Word for word, quote all of the material, omitting the pictures.

▶ **Dataset section**:
==*==

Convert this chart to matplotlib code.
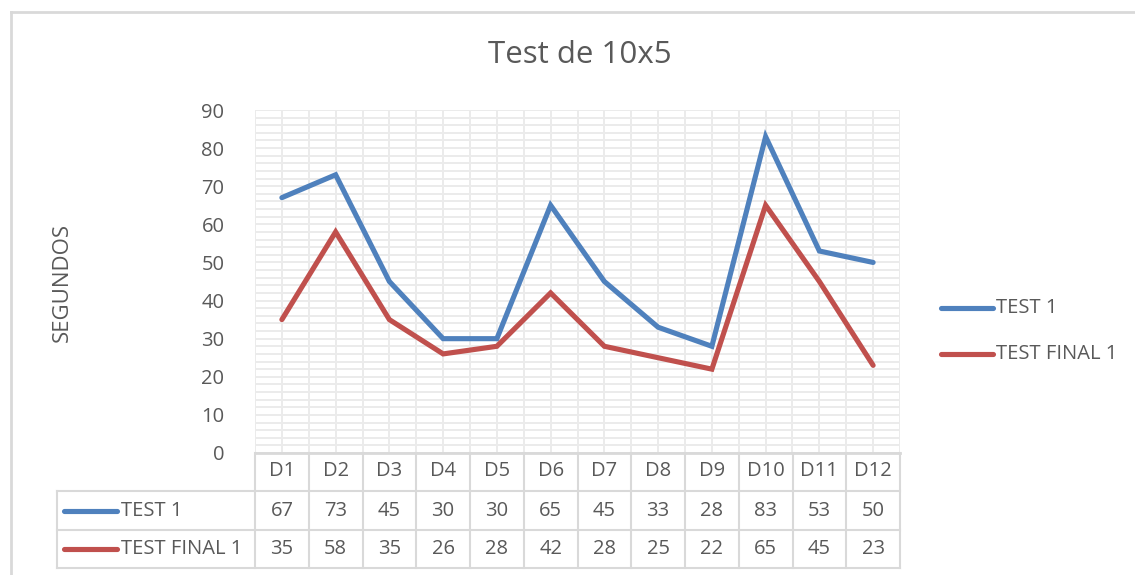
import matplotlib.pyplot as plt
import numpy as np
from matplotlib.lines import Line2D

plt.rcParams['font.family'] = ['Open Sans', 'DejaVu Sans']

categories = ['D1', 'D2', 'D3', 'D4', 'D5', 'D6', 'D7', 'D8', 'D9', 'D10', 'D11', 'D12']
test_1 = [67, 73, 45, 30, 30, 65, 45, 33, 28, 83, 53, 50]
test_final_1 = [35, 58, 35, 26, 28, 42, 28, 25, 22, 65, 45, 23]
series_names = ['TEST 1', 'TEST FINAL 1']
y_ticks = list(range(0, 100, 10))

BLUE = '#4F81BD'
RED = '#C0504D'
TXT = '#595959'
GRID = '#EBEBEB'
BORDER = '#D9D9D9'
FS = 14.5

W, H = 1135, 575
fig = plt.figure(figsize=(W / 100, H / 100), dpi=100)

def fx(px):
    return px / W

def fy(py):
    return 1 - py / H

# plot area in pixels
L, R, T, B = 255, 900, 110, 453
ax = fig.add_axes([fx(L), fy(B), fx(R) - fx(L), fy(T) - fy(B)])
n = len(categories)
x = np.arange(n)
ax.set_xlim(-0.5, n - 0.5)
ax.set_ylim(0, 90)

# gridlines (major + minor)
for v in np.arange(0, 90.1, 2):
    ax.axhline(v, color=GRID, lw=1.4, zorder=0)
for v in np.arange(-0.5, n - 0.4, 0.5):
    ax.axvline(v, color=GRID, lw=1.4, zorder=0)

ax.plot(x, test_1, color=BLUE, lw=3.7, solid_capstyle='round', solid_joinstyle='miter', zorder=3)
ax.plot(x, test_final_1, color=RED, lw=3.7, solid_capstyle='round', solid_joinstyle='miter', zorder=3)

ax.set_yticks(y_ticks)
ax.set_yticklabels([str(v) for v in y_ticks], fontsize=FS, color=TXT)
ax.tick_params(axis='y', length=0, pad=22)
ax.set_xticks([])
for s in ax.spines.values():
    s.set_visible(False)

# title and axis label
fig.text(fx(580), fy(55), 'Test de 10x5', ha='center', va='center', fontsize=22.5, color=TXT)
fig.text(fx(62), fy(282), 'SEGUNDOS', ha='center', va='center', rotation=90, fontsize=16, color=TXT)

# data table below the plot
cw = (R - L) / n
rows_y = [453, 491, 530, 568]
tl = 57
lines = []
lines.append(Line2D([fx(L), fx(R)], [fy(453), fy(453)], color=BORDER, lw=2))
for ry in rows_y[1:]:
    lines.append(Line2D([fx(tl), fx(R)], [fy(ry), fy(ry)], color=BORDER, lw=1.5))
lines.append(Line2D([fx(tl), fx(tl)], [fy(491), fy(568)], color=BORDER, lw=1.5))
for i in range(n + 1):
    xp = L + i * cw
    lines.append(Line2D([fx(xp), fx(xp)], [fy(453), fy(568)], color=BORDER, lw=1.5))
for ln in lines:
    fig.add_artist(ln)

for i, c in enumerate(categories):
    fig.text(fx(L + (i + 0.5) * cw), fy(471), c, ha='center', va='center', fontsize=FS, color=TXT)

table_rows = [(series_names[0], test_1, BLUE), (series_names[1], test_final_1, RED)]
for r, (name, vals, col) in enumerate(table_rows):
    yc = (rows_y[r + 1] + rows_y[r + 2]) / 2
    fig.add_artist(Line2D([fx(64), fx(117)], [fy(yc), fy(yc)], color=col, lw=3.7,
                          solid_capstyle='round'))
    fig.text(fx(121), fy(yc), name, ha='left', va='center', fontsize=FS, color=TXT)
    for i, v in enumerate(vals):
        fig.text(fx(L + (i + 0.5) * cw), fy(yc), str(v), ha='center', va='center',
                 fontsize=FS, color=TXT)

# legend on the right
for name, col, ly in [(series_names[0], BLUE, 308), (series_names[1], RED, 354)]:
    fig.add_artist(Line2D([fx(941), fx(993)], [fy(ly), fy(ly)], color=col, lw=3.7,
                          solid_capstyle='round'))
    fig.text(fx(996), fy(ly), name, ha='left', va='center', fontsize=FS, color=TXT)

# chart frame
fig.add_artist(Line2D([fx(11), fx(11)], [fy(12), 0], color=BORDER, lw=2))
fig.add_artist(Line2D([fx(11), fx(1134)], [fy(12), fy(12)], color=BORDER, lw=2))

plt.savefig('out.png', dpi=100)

==*==

▶ **The result**:
Convert this chart to matplotlib code.
import matplotlib.pyplot as plt
import numpy as np
from matplotlib.lines import Line2D

plt.rcParams['font.family'] = ['Open Sans', 'DejaVu Sans']

categories = ['D1', 'D2', 'D3', 'D4', 'D5', 'D6', 'D7', 'D8', 'D9', 'D10', 'D11', 'D12']
test_1 = [67, 73, 45, 30, 30, 65, 45, 33, 28, 83, 53, 50]
test_final_1 = [35, 58, 35, 26, 28, 42, 28, 25, 22, 65, 45, 23]
series_names = ['TEST 1', 'TEST FINAL 1']
y_ticks = list(range(0, 100, 10))

BLUE = '#4F81BD'
RED = '#C0504D'
TXT = '#595959'
GRID = '#EBEBEB'
BORDER = '#D9D9D9'
FS = 14.5

W, H = 1135, 575
fig = plt.figure(figsize=(W / 100, H / 100), dpi=100)

def fx(px):
    return px / W

def fy(py):
    return 1 - py / H

# plot area in pixels
L, R, T, B = 255, 900, 110, 453
ax = fig.add_axes([fx(L), fy(B), fx(R) - fx(L), fy(T) - fy(B)])
n = len(categories)
x = np.arange(n)
ax.set_xlim(-0.5, n - 0.5)
ax.set_ylim(0, 90)

# gridlines (major + minor)
for v in np.arange(0, 90.1, 2):
    ax.axhline(v, color=GRID, lw=1.4, zorder=0)
for v in np.arange(-0.5, n - 0.4, 0.5):
    ax.axvline(v, color=GRID, lw=1.4, zorder=0)

ax.plot(x, test_1, color=BLUE, lw=3.7, solid_capstyle='round', solid_joinstyle='miter', zorder=3)
ax.plot(x, test_final_1, color=RED, lw=3.7, solid_capstyle='round', solid_joinstyle='miter', zorder=3)

ax.set_yticks(y_ticks)
ax.set_yticklabels([str(v) for v in y_ticks], fontsize=FS, color=TXT)
ax.tick_params(axis='y', length=0, pad=22)
ax.set_xticks([])
for s in ax.spines.values():
    s.set_visible(False)

# title and axis label
fig.text(fx(580), fy(55), 'Test de 10x5', ha='center', va='center', fontsize=22.5, color=TXT)
fig.text(fx(62), fy(282), 'SEGUNDOS', ha='center', va='center', rotation=90, fontsize=16, color=TXT)

# data table below the plot
cw = (R - L) / n
rows_y = [453, 491, 530, 568]
tl = 57
lines = []
lines.append(Line2D([fx(L), fx(R)], [fy(453), fy(453)], color=BORDER, lw=2))
for ry in rows_y[1:]:
    lines.append(Line2D([fx(tl), fx(R)], [fy(ry), fy(ry)], color=BORDER, lw=1.5))
lines.append(Line2D([fx(tl), fx(tl)], [fy(491), fy(568)], color=BORDER, lw=1.5))
for i in range(n + 1):
    xp = L + i * cw
    lines.append(Line2D([fx(xp), fx(xp)], [fy(453), fy(568)], color=BORDER, lw=1.5))
for ln in lines:
    fig.add_artist(ln)

for i, c in enumerate(categories):
    fig.text(fx(L + (i + 0.5) * cw), fy(471), c, ha='center', va='center', fontsize=FS, color=TXT)

table_rows = [(series_names[0], test_1, BLUE), (series_names[1], test_final_1, RED)]
for r, (name, vals, col) in enumerate(table_rows):
    yc = (rows_y[r + 1] + rows_y[r + 2]) / 2
    fig.add_artist(Line2D([fx(64), fx(117)], [fy(yc), fy(yc)], color=col, lw=3.7,
                          solid_capstyle='round'))
    fig.text(fx(121), fy(yc), name, ha='left', va='center', fontsize=FS, color=TXT)
    for i, v in enumerate(vals):
        fig.text(fx(L + (i + 0.5) * cw), fy(yc), str(v), ha='center', va='center',
                 fontsize=FS, color=TXT)

# legend on the right
for name, col, ly in [(series_names[0], BLUE, 308), (series_names[1], RED, 354)]:
    fig.add_artist(Line2D([fx(941), fx(993)], [fy(ly), fy(ly)], color=col, lw=3.7,
                          solid_capstyle='round'))
    fig.text(fx(996), fy(ly), name, ha='left', va='center', fontsize=FS, color=TXT)

# chart frame
fig.add_artist(Line2D([fx(11), fx(11)], [fy(12), 0], color=BORDER, lw=2))
fig.add_artist(Line2D([fx(11), fx(1134)], [fy(12), fy(12)], color=BORDER, lw=2))

plt.savefig('out.png', dpi=100)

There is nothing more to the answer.